Butts earned his Ph.D. from the University of Chicago in 2013 and joined Catholic University as an assistant professor in 2014. He received the Provost Young Faculty Scholar Award in 2017 and was promoted to associate professor with tenure in 2019. In addition to leading the graduate program on the Christian Near East, he is director of the Institute of Christian Oriental Research (ICOR), which is among the leading centers for this field world-wide. Included among ICOR’s extensive holdings is one of the largest collections of Ethiopian manuscripts in North America, which was donated by Gerald and Barbara Weiner in 2016.

ethiopian-manuscript.jpg

Two pages from an Ethiopic Homiliary in honor of the Archangel Michael, created between 1916-1930. The illumination on the left depicts the archangel Michael rescuing the three youths from the fire (Daniel 3). This Ethiopic manuscript, Weiner Codex 334, was donated to Catholic University by Gerald and Barbara Weiner in 2016.

“The Catholic University of America has a long and storied tradition of excellence in Early Christian Studies as well as in our distinctive Department of Semitics,” said Thomas Smith, dean of the School of Arts and Sciences. “Dr. Butts is a scholar of deep learning and international renown whose work has been an integral part of that excellence since he joined our community in 2014. This appointment signals our ongoing commitment to the study of our shared Christian heritage, an essential dimension of our mission and identity.”
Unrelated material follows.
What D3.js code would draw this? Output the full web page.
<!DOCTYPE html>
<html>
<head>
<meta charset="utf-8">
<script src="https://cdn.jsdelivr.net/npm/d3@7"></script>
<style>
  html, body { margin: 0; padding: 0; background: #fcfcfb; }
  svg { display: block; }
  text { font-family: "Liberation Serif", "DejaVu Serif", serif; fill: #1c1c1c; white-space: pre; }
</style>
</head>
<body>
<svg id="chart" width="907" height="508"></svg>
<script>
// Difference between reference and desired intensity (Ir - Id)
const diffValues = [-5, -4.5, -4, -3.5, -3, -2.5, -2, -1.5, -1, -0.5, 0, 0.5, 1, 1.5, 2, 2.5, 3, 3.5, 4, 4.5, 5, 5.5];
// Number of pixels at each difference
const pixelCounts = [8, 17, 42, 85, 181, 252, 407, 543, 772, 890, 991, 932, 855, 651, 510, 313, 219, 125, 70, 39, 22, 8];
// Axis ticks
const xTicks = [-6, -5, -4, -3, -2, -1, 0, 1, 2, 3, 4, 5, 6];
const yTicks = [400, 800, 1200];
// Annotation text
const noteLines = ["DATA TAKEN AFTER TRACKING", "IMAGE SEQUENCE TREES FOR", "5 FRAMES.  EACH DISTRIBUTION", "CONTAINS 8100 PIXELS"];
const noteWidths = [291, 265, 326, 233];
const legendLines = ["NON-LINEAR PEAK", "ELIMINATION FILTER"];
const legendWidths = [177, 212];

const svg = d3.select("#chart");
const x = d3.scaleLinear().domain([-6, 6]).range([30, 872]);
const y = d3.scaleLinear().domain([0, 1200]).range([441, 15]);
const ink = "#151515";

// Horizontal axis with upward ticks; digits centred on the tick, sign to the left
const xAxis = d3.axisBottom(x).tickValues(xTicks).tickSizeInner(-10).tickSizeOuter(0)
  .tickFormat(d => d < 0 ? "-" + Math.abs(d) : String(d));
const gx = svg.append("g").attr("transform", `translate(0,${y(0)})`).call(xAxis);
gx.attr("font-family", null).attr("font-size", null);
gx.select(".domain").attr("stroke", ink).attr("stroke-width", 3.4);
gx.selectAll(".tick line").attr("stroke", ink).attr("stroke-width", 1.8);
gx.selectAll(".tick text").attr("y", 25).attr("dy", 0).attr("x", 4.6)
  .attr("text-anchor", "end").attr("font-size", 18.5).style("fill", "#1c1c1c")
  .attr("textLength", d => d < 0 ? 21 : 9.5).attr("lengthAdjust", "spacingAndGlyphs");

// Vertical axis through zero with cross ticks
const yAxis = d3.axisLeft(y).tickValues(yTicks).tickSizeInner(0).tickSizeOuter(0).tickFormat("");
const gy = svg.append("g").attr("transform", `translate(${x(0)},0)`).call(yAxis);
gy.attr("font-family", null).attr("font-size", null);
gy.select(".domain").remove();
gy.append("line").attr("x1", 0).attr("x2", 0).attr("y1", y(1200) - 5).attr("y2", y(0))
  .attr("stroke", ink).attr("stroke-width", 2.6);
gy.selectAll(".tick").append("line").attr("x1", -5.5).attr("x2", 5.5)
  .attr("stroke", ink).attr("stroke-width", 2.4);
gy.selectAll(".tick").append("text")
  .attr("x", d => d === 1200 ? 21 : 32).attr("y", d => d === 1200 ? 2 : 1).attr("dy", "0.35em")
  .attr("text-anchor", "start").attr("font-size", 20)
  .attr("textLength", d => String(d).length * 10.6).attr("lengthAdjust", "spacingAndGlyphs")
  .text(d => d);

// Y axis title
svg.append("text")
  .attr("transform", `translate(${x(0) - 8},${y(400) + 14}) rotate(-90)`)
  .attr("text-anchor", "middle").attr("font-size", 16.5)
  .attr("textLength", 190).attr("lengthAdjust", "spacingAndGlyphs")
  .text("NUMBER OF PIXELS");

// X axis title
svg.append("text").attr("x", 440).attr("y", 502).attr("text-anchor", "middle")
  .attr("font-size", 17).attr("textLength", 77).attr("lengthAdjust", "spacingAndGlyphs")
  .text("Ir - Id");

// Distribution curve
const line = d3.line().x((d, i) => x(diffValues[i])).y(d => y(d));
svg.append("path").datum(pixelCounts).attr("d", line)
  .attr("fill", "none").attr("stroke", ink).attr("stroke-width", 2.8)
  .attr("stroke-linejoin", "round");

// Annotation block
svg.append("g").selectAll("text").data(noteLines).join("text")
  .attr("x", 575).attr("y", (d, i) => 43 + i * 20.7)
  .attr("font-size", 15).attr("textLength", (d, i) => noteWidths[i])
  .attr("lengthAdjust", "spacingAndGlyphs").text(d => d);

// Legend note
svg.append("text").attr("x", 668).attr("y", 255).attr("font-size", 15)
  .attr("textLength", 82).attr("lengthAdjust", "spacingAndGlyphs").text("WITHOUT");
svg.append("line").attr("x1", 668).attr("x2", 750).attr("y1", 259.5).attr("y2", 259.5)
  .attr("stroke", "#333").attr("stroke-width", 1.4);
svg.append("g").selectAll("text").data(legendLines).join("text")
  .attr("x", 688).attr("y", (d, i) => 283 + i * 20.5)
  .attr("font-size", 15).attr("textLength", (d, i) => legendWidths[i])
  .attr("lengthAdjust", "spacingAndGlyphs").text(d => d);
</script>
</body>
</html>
Butts’ research and teaching are focused on the languages, literatures, and history of Christianity in the Near East — especially Arabic, Ethiopic, and Syriac — from Late Antiquity through the Medieval Period. Butts has published more than 100 items, including 10 volumes and 30 peer-reviewed journal articles. His research has been supported by membership at the Institute for Advanced Study (Princeton, NJ) and by an Alexander von Humboldt Research Fellowship for Experienced Researchers (Germany). He has delivered invited lectures widely across the United States as well as internationally, including in Austria, Canada, Ethiopia, France, Germany, Israel, Italy, Switzerland, and the United Kingdom.
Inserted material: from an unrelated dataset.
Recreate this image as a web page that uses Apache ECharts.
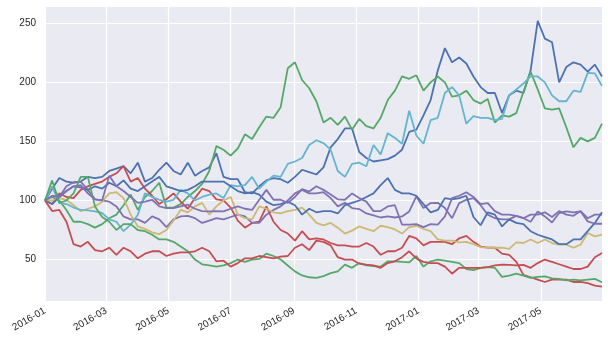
<!DOCTYPE html>
<html>
<head>
<meta charset="utf-8">
<script src="https://cdn.jsdelivr.net/npm/echarts@6/dist/echarts.min.js"></script>
<style>
html,body{margin:0;padding:0;background:#fff;}
#chart{width:608px;height:341px;}
</style>
</head>
<body>
<div id="chart"></div>
<script>
// ---- data (weekly, every Friday from 2016-01-01 to 2017-06-30) ----
const startDate = '2016-01-01';
const endDate = '2017-06-30';
const tickLabels = ['2016-01','2016-03','2016-05','2016-07','2016-09','2016-11','2017-01','2017-03','2017-05'];
const yTicks = [50, 100, 150, 200, 250];

const blueA = [100,110,119,116,115,116,120,119,120,125,
 127,129,123,132,116,119,126,132,125,122,
 132,121,125,128,140,120,118,118,107,106,
 112,117,119,118,115,120,126,124,122,128,
 145,152,161,161,141,136,133,134,135,138,
 143,158,160,172,185,210,229,217,221,216,
 205,196,191,191,174,189,193,191,210,252,
 237,234,200,213,217,215,209,215,205];
const greenUp = [100,103,100,92,82,82,80,77,80,85,
 88,96,105,92,103,108,115,94,94,97,
 103,108,114,125,146,143,138,144,156,152,
 162,171,170,179,212,217,202,195,184,166,
 170,164,171,160,169,163,161,170,185,193,
 205,203,206,193,200,205,200,188,189,193,
 185,182,186,166,172,171,174,192,209,194,
 178,177,178,162,145,153,150,153,165];
const redHigh = [100,97,106,103,102,109,112,114,116,120,
 123,129,116,119,110,104,97,101,106,99,
 93,102,110,108,101,100,94,83,77,81,
 82,95,82,75,72,66,74,67,68,67,
 64,62,62,61,61,64,61,54,57,57,
 60,70,68,62,65,65,65,63,68,70,
 65,61,60,60,55,54,48,37,35,33,
 31,33,33,33,31,31,30,28,27];
const purpleA = [100,111,103,112,115.5,116,109,101,100,99,
 95,86.5,84,84,81,86.5,84,77.5,84,86.5,
 87,85,81,83,85,84,86,88,86.5,81,
 81,88,92,95,100,106,109,106,106,107,
 102,95,98,93.6,92.7,89,87.4,85.6,86.5,85.6,
 86.5,90.7,103.4,93.6,97.8,98,93.6,85,97.8,100.6,
 102,96,88,85,84,84,87,85,88,88,
 90,86,91,88,87,91,85,88,88];
const yellow = [100,100,102,100.6,96,91,93,95,99,106,
 107,102,88,78,76,73,71.5,75,83,92,
 90,95,98,88,95,100,103,88,85,84,
 95,93,90,89,91,92,94,88,81,79,
 81,77,72,74.5,78,76,74,78.6,77.5,75.5,
 72,77.5,78.6,76,74,67,66,66,64.5,65,
 63,60.5,60,60,60,59,64.5,64,67,64,
 67,64,62.6,62.6,60,62.6,72.5,69.6,71];
const cyan = [100,112,98,97,94,92,91.6,90.7,89.4,84,
 82,74,79.5,88,106,103,100.6,99,100.6,109,
 106,100,103,105,106,102,113,112,113,120,
 110,116,121,120,131,133,136,147,151,148.5,
 143,125,120,131,132,129,147,139,157,153,
 148,176,155,148,168,170,191,196,189,165,
 171.5,170,170,168,169,189,194,199,205,205,
 200,189,184,184,193,192,208,207.6,197];
const blueB = [100,97,103,108,112,111,109,112,110,115,
 112,117,110,108,112,116,120,112,110,108,
 109,112,116,116,116,116,112,108,106,107,
 105,99,96,97,99,96,88,93,90,91,
 91,89,96,98,100,103,106,113,119,109,
 106,106,104,97,90,92,102,101,102,104,
 86,79,90,88,78,84,81,80,74,71,
 69,67,63,63,67,67,74,81,90];
const greenDown = [100,117,98,100,106,120,120,95,86,82,
 75,80,80,75,74,71,67,67,65,61,
 57,50,46,45,44,45,47,50,48,50,
 50.5,55,53,50,45,40,36.5,35,34.5,36,
 38.5,40,45.7,43,47,45,44.5,44,48.5,48.5,
 48,47.6,53,44,48.5,50,49,48,47,42,
 41,43,43.5,43,35.3,36.4,38,36.4,34.5,35.3,
 35.8,34,33.6,32.4,33,32.4,33,33.6,30.8];
const redLow = [100,91,92,82,63,61,65,58,57,60,
 54,60,57,51,55,57,57,53,55,56,
 56,57,60,57,48.5,49,44,47,51,51,
 53,52,51,52.5,53,60,63,58,66,65,
 62,52,50,50,46.5,45.7,45,43,47,48.5,
 52,57,51,48,47,47,44,38,43,43,
 43,43,43.5,45,45.7,45.5,45,45.5,43,47,
 50,48,46,44,42,42,44,52,55.5];
const purpleB = [100,104,103,108,112,113,106,101,100,121,
 112,108,103,98,99,100.6,95,93.6,93.6,95,
 96.4,93,91,90.7,91,90.7,93,95,93,92,
 100.6,109,100.6,100.6,98,103,109.6,107.6,112,109,
 105,101,100.6,106,102,99,91,91,95,96,
 79.5,79.5,80,77.5,80,79.5,86.5,102,104,107,
 103,97,97.8,91,88,88,87,85,82,90.7,
 86.5,81.4,89.4,90.7,90,90.7,82.3,80.3,80.3];

const seriesList = [
  {name:'s1', color:'#4C72B0', values: blueA},
  {name:'s2', color:'#55A868', values: greenUp},
  {name:'s3', color:'#C44E52', values: redHigh},
  {name:'s4', color:'#8172B2', values: purpleA},
  {name:'s5', color:'#CCB974', values: yellow},
  {name:'s6', color:'#64B5CD', values: cyan},
  {name:'s7', color:'#4C72B0', values: blueB},
  {name:'s8', color:'#55A868', values: greenDown},
  {name:'s9', color:'#C44E52', values: redLow},
  {name:'s10', color:'#8172B2', values: purpleB}
];

// ---- calendar helpers ----
function fmt(d){
  const y = d.getUTCFullYear();
  const m = String(d.getUTCMonth()+1).padStart(2,'0');
  const dd = String(d.getUTCDate()).padStart(2,'0');
  return y + '-' + m + '-' + dd;
}
const DAY = 86400000;
const t0 = Date.parse(startDate + 'T00:00:00Z');
const t1 = Date.parse(endDate + 'T00:00:00Z');
const days = [];
for (let t = t0; t <= t1; t += DAY) days.push(fmt(new Date(t)));
const weekDates = blueA.map((_, i) => fmt(new Date(t0 + i * 7 * DAY)));

const tickSet = new Set(tickLabels.map(s => s + '-01'));
const isTick = (idx, val) => tickSet.has(val);

const chart = echarts.init(document.getElementById('chart'), null, {renderer:'canvas'});
const textStyle = {fontFamily:'Liberation Sans, Arial, sans-serif', fontSize:10, color:'#262626'};

chart.setOption({
  animation:false,
  backgroundColor:'#ffffff',
  grid:{left:45, right:6, top:7, bottom:40, show:true, backgroundColor:'#EAEAF2', borderWidth:0},
  xAxis:{
    type:'category',
    data: days,
    boundaryGap:false,
    axisLine:{show:false},
    axisTick:{show:false},
    axisLabel:Object.assign({
      interval:isTick,
      rotate:30,
      margin:9,
      formatter:(v)=>v.slice(0,7)
    }, textStyle),
    splitLine:{show:true, interval:isTick, lineStyle:{color:'#ffffff', width:1.2}}
  },
  yAxis:{
    type:'value',
    min:14.9,
    max:263.8,
    splitNumber:5,
    minInterval:50,
    maxInterval:50,
    axisLine:{show:false},
    axisTick:{show:false},
    axisLabel:Object.assign({
      margin:9,
      showMinLabel:false,
      showMaxLabel:false,
      formatter:(v)=> yTicks.includes(Math.round(v*1000)/1000) ? String(v) : ''
    }, textStyle),
    splitLine:{show:true, showMinLine:false, showMaxLine:false, lineStyle:{color:'#ffffff', width:1.2}}
  },
  series: seriesList.map(s => ({
    name:s.name,
    type:'line',
    symbol:'none',
    showSymbol:false,
    smooth:false,
    lineStyle:{color:s.color, width:1.8},
    itemStyle:{color:s.color},
    data: weekDates.map((d,i)=>[d, s.values[i]])
  }))
});
</script>
</body>
</html>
“It is a great honor to be appointed Mellon Chair of Early Christian Studies,” Butts commented. “I am thrilled to work in this new role, together with my colleagues across the University, to build upon the long and venerable tradition of studying Early Christianity at The Catholic University of America. As a specialist of the Christian Near East, I am particularly excited by the transformative impact this appointment promises to have on the study of Arabic, Armenian, Coptic, Ethiopic, Georgian, and Syriac Christianity.”